Miaoying Temple
Miaoying Temple

Miaoying Temple

religionarchitecturecultural-heritage
4 min read

A white stupa rises above the low rooftops of Beijing's Xicheng District, visible for blocks in every direction -- a bell-shaped dome of whitewashed brick that looks as though it belongs in Lhasa or Kathmandu, not in the heart of China's capital. This is the White Pagoda of Miaoying Temple, the oldest and largest Tibetan Buddhist pagoda in China. It was built in 1279 under the orders of Kublai Khan, designed by a Nepali architect named Arniko, and it has survived seven and a half centuries of earthquakes, invasions, and political upheaval. Its endurance is not entirely a matter of luck.

A Nepali Architect in the Mongol Court

Arniko arrived at the court of Kublai Khan as a young man from Nepal, part of a mission of craftsmen invited to serve the Mongol empire. He impressed the khan by repairing a bronze statue that no Chinese artisan had been able to fix, and from that demonstration of skill, his career in China was launched. Kublai Khan commissioned him to build the White Dagoba -- a Tibetan-style stupa that would stand on the site of a previous pagoda from the Liao dynasty. The stupa was completed in 1279, and the temple built around it was originally named Dashengshou Wan'an Temple. The structure reflected the religious syncretism of the Yuan dynasty: a Mongol emperor, a Nepali architect, a Tibetan Buddhist form, on Chinese soil.

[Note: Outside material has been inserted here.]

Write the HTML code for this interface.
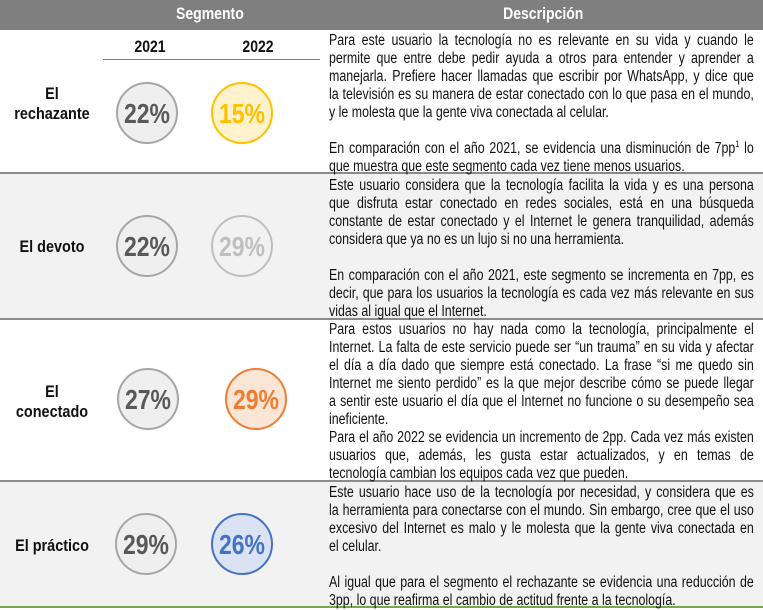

Temple of Marvellous Response

The temple's current name, Miaoying Si -- Temple of Marvellous Response -- dates to the Ming dynasty, when the complex was rebuilt. The name survives from an era when the site had been a Sakya school monastery of Tibetan Buddhism. During the Ming and Qing dynasties, the temple evolved but the White Pagoda remained its centerpiece, dominating the surrounding neighborhood from a height that modern buildings have only recently begun to rival. The pagoda's bell shape, topped by a parasol-like finial, follows a form common across the Tibetan Buddhist world, but at this scale and in this location, it became something singular -- a Himalayan monument in the Chinese capital.

Saved by a Proclamation

In 1961, Premier Zhou Enlai signed a proclamation designating Miaoying Temple as a National Treasure, part of the first batch of national key cultural relics protection units. This status would prove crucial during the Cultural Revolution of the 1960s, when Red Guards destroyed religious sites across China. The proclamation kept the White Stupa safe -- not by physical force but by bureaucratic authority, the power of a piece of paper signed by the premier. Then in 1976, the Tangshan earthquake struck. The massive quake, centered 150 kilometers to the southeast, tilted the top of the stupa, crumbled its supporting masonry, and broke many of the temple's relics. Two years later, the Beijing Department of Cultural Relics began an extensive restoration of the courtyards, pavilions, and the stupa itself.

White Against the Gray

Today Miaoying Temple operates as a museum, its halls restored and its courtyards quiet compared to the busy street outside. A statue of Arniko stands in the complex, honoring the foreign artisan whose work has outlasted the dynasty that commissioned it. The Hall of the Buddhas of the Three Ages, the Hall of the Heavenly Kings, and the Hall of the Seven Buddhas surround the White Pagoda in a sequence of progressively more intimate spaces. The complex was renovated again in 2010. But it is the pagoda that draws the eye, from the street and from farther away -- that improbable dome of whitewash rising above the gray hutong rooftops, a reminder that Beijing has always been a city where cultures meet, overlap, and leave their marks in stone and brick.

From the Air

Located at 39.92N, 116.36E in Beijing's Xicheng District. The White Pagoda is a distinctive white dome-shaped structure visible from moderate altitudes against the gray urban fabric of the old city. It sits north of Fuchengmennei Street. Beihai Park, which contains another famous White Dagoba, is approximately 1.5 km to the east. Beijing Capital International Airport (ZBAA) is about 26 km northeast.